Court grants bail to jailed
ex-media mogul Black
CHICAGO (AP) -- Jailed
former newspaper magnate Conrad Black was granted bail by a federal appeals
court on Monday, weeks after the U.S. Supreme Court kicked his 2007 fraud
conviction back to a lower court.
The British baron and three
other former executives from the media empire Hollinger International were
convicted of swindling the company's shareholders out of $6.1 million.
But last month, the Supreme
Court weakened the "honest services" law that was central to Black's
fraud conviction. The justices left it up to a lower court to decide whether
the conviction should be overturned.
Delta posts $467M profit in
2nd quarter
Delta Air Lines Inc.
reported its largest quarterly profit in a decade Monday but investors dumped
its shares as sales didn't meet expectations and the carrier gave a cautious
outlook amid economic uncertainty.
The world's largest airline
said its second-quarter net income was $467 million, or 55 cents per share.
That reversed a year-ago loss of $257 million, or 31 cents a share, when the
airline industry was still reeling from the recession.
Delta's revenue rose 17
percent to $8.17 billion from $7 billion a year earlier.
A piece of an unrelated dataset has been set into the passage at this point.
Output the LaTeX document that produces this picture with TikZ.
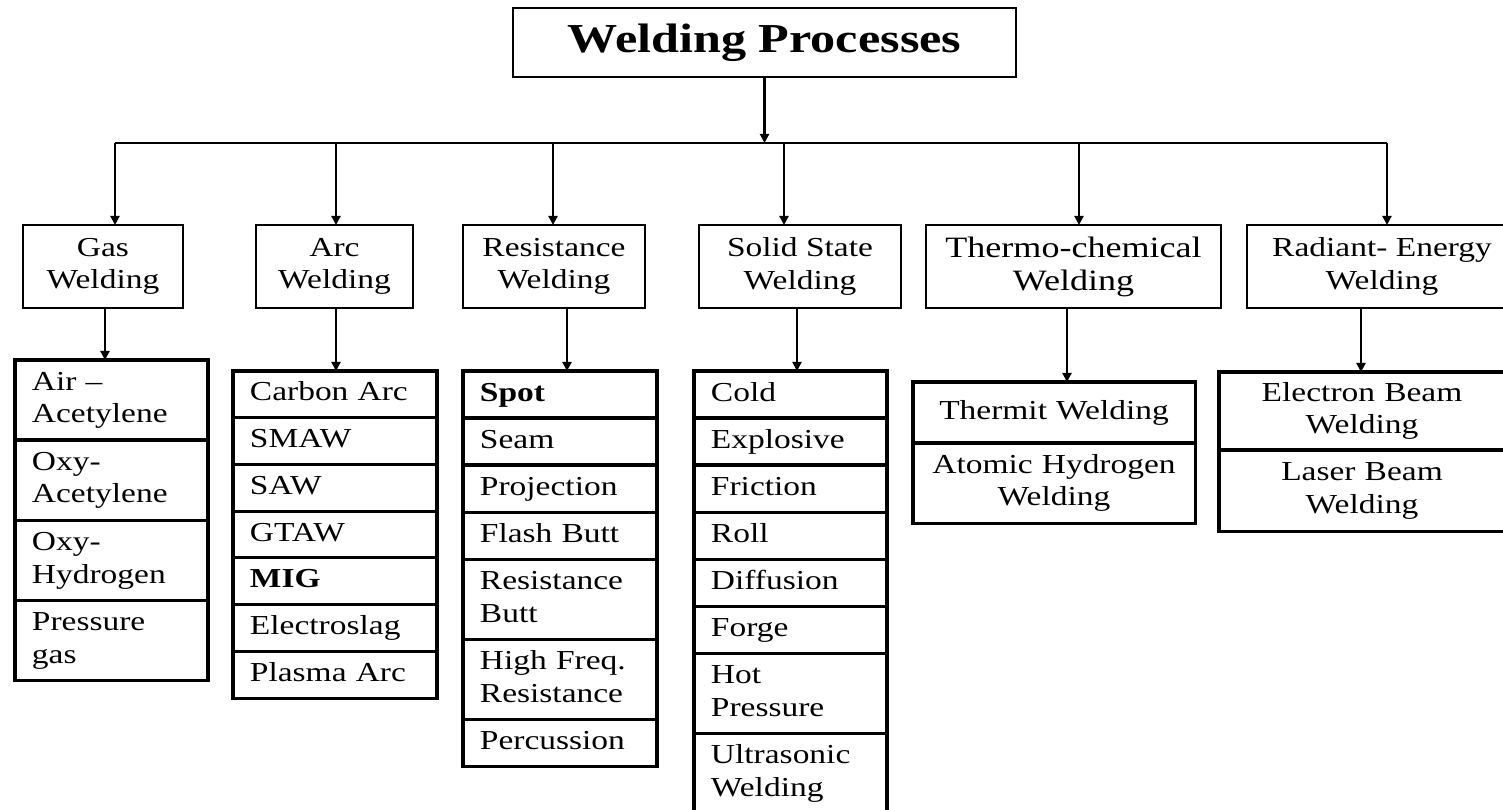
\documentclass[tikz,border=0pt]{standalone}
\usepackage{fontspec}
\setmainfont{Liberation Serif}[FakeStretch=1.22]
\usetikzlibrary{arrows.meta}
\usetikzlibrary{positioning}
\tikzset{head/.style = {-{Triangle[length=2.6pt,width=2.6pt]}, line width=0.6pt}}
\tikzset{groupbox/.style = {draw, line width=0.55pt, align=center, inner sep=0pt, outer sep=0pt,
                            minimum height=0.83cm, font=\fontsize{7.8}{9.2}\selectfont}}
\tikzset{itembox/.style = {draw, line width=0.9pt, outer sep=0pt, inner xsep=0.17cm, inner ysep=0pt,
                           align=left, anchor=north, minimum height=0.47cm, text width=#1,
                           font=\fontsize{7.8}{9.3}\selectfont,
                           execute at begin node=\strut, execute at end node=\strut}}
\tikzset{tallbox/.style = {minimum height=0.8cm}}

\begin{document}
\begin{tikzpicture}[x=0.01cm, y=-0.01cm]
  \useasboundingbox (0,0) rectangle (1503,809);

  \node [draw, line width=0.6pt, minimum width=5.03cm, minimum height=0.69cm, inner sep=0pt,
         font=\fontsize{11.7}{14}\selectfont\bfseries] (title) at (764.5,42.5) {Welding Processes};

  \coordinate (b1) at (115,143);
  \coordinate (b2) at (336,143);
  \coordinate (b3) at (553,143);
  \coordinate (b4) at (784,143);
  \coordinate (b5) at (1079,143);
  \coordinate (b6) at (1387,143);
  \draw [line width=0.6pt] (b1) -- (b6);
  \draw [head] (title.south) -- (title.south |- b1);

  % kinds of welding
  \node [groupbox, minimum width=1.60cm] (gas) at (103,266.5) {Gas\\Welding};
  \node [groupbox, minimum width=1.57cm] (arc) at (334.5,266.5) {Arc\\Welding};
  \node [groupbox, minimum width=1.82cm] (res) at (554,266.5) {Resistance\\Welding};
  \node [groupbox, minimum width=2.01cm] (solid) at (800,266.5) {Solid State\\Welding};
  \node [groupbox, minimum width=2.95cm, font=\fontsize{8.4}{9.4}\selectfont] (thermo) at (1073.5,266.5) {Thermo-chemical\\Welding};
  \node [groupbox, minimum width=2.70cm] (radiant) at (1382,266.5) {Radiant- Energy\\Welding};

  \draw [head] (b1) -- (b1 |- gas.north);
  \draw [head] (b2) -- (b2 |- arc.north);
  \draw [head] (b3) -- (b3 |- res.north);
  \draw [head] (b4) -- (b4 |- solid.north);
  \draw [head] (b5) -- (b5 |- thermo.north);
  \draw [head] (b6) -- (b6 |- radiant.north);

  % gas
  \node [itembox=1.59cm, tallbox] (gas1) at (111.5,360) {Air --\\Acetylene};
  \node [itembox=1.59cm, tallbox, below=0pt of gas1] (gas2) {Oxy-\\Acetylene};
  \node [itembox=1.59cm, tallbox, below=0pt of gas2] (gas3) {Oxy-\\Hydrogen};
  \node [itembox=1.59cm, tallbox, below=0pt of gas3] (gas4) {Pressure\\gas};

  % arc
  \node [itembox=1.70cm, minimum height=0.467cm] (arc1) at (335,371) {Carbon Arc};
  \node [itembox=1.70cm, minimum height=0.467cm, below=0pt of arc1] (arc2) {SMAW};
  \node [itembox=1.70cm, minimum height=0.467cm, below=0pt of arc2] (arc3) {SAW};
  \node [itembox=1.70cm, minimum height=0.467cm, below=0pt of arc3] (arc4) {GTAW};
  \node [itembox=1.70cm, minimum height=0.467cm, below=0pt of arc4] (arc5) {\textbf{MIG}};
  \node [itembox=1.70cm, minimum height=0.467cm, below=0pt of arc5] (arc6) {Electroslag};
  \node [itembox=1.70cm, minimum height=0.467cm, below=0pt of arc6] (arc7) {Plasma Arc};

  % resistance
  \node [itembox=1.60cm] (res1) at (560,371) {\textbf{Spot}};
  \node [itembox=1.60cm, below=0pt of res1] (res2) {Seam};
  \node [itembox=1.60cm, below=0pt of res2] (res3) {Projection};
  \node [itembox=1.60cm, below=0pt of res3] (res4) {Flash Butt};
  \node [itembox=1.60cm, tallbox, below=0pt of res4] (res5) {Resistance\\Butt};
  \node [itembox=1.60cm, tallbox, below=0pt of res5] (res6) {High Freq.\\Resistance};
  \node [itembox=1.60cm, below=0pt of res6] (res7) {Percussion};

  % solid state
  \node [itembox=1.59cm] (solid1) at (790.5,371) {Cold};
  \node [itembox=1.59cm, below=0pt of solid1] (solid2) {Explosive};
  \node [itembox=1.59cm, below=0pt of solid2] (solid3) {Friction};
  \node [itembox=1.59cm, below=0pt of solid3] (solid4) {Roll};
  \node [itembox=1.59cm, below=0pt of solid4] (solid5) {Diffusion};
  \node [itembox=1.59cm, below=0pt of solid5] (solid6) {Forge};
  \node [itembox=1.59cm, tallbox, below=0pt of solid6] (solid7) {Hot\\Pressure};
  \node [itembox=1.59cm, tallbox, below=0pt of solid7] (solid8) {Ultrasonic\\Welding};

  % thermo-chemical
  \node [itembox=2.62cm, inner xsep=0.1cm, align=center, minimum height=0.61cm] (thermo1) at (1054,382) {Thermit Welding};
  \node [itembox=2.62cm, inner xsep=0.1cm, align=center, tallbox, below=0pt of thermo1] (thermo2) {Atomic Hydrogen\\Welding};

  % radiant energy
  \node [itembox=2.52cm, align=center, minimum height=0.78cm] (radiant1) at (1362,372) {Electron Beam\\Welding};
  \node [itembox=2.52cm, align=center, minimum height=0.81cm, below=0pt of radiant1] (radiant2) {Laser Beam\\Welding};

  \draw [head] (gas.south -| 105,0) -- (gas1.north -| 105,0);
  \draw [head] (arc.south -| 336,0) -- (arc1.north -| 336,0);
  \draw [head] (res.south -| 567,0) -- (res1.north -| 567,0);
  \draw [head] (solid.south -| 797,0) -- (solid1.north -| 797,0);
  \draw [head] (thermo.south -| 1067,0) -- (thermo1.north -| 1067,0);
  \draw [head] (radiant.south -| 1361,0) -- (radiant1.north -| 1361,0);
\end{tikzpicture}
\end{document}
But that figure was
below analysts' revenue estimate of $8.25 billion
By The Associated Press
The Dow rose 56.53, or 0.6
percent, to 10,154.43.
The Standard & Poor's
500 index rose 6.37, or 0.6 percent, to 1,071.25, while the Nasdaq composite
index, lifted by a rally in tech stocks, rose 19.18, or 0.9 percent, to
2,198.23.
Benchmark crude rose 53
cents to settle at $76.54 a barrel on the New York Mercantile Exchange.
In other Nymex trading
heating oil rose 0.57 cent to settle at $2.0170 a gallon, gasoline added 1.04
cents to settle at $2.0772 a gallon and natural gas lost 0.9 cent to settle at
$4.510 per 1,000 cubic feet.
Brent crude was up 25 cents
to settle at $75.62 a barrel on the ICE futures exchange.